### Task
Leaving out the pictures, retype the lines from the beginning of the listing through the line containing "import pandas as pd".

### Dataset extract
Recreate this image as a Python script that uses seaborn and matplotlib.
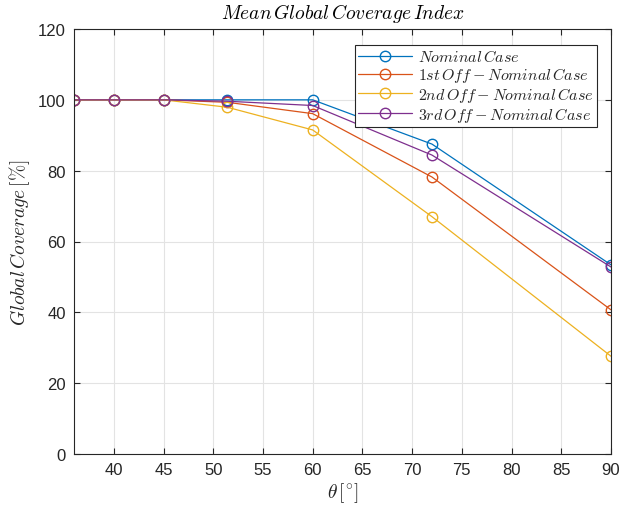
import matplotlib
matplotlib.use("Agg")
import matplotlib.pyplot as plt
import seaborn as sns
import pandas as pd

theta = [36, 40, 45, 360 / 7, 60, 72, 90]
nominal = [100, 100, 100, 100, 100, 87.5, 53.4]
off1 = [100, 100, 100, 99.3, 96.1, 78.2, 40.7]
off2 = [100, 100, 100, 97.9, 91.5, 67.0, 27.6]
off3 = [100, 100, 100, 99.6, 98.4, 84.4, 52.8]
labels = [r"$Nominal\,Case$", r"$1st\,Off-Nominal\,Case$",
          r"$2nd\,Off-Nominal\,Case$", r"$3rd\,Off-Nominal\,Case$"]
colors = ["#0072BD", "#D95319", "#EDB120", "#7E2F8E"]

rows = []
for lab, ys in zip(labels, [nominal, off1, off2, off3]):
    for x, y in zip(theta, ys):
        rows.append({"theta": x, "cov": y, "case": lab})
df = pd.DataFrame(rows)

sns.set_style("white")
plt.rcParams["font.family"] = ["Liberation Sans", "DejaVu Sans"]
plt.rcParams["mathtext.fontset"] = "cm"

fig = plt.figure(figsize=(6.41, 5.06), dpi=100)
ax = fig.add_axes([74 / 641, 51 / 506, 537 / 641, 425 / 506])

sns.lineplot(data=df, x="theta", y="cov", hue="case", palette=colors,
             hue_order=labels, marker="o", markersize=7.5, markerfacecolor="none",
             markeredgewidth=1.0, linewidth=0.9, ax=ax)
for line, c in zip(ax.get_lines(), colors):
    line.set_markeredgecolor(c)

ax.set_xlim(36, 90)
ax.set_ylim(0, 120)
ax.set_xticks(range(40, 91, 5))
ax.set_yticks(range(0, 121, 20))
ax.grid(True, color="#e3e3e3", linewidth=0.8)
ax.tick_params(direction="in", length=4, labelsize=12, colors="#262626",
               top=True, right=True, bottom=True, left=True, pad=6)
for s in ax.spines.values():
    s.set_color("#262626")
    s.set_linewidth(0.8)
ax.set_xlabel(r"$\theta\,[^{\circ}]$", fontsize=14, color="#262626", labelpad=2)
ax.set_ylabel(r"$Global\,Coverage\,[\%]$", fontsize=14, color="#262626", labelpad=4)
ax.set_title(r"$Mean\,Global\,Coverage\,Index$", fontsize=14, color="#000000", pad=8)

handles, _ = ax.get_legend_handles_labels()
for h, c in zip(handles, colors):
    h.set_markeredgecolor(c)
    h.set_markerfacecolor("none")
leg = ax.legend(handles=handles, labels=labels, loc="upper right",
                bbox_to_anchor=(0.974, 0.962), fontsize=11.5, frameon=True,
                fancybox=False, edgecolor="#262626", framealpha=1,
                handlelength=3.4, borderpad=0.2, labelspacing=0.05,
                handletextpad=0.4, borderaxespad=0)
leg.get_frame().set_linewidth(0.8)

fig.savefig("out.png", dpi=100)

### The completed task
Recreate this image as a Python script that uses seaborn and matplotlib.
import matplotlib
matplotlib.use("Agg")
import matplotlib.pyplot as plt
import seaborn as sns
import pandas as pd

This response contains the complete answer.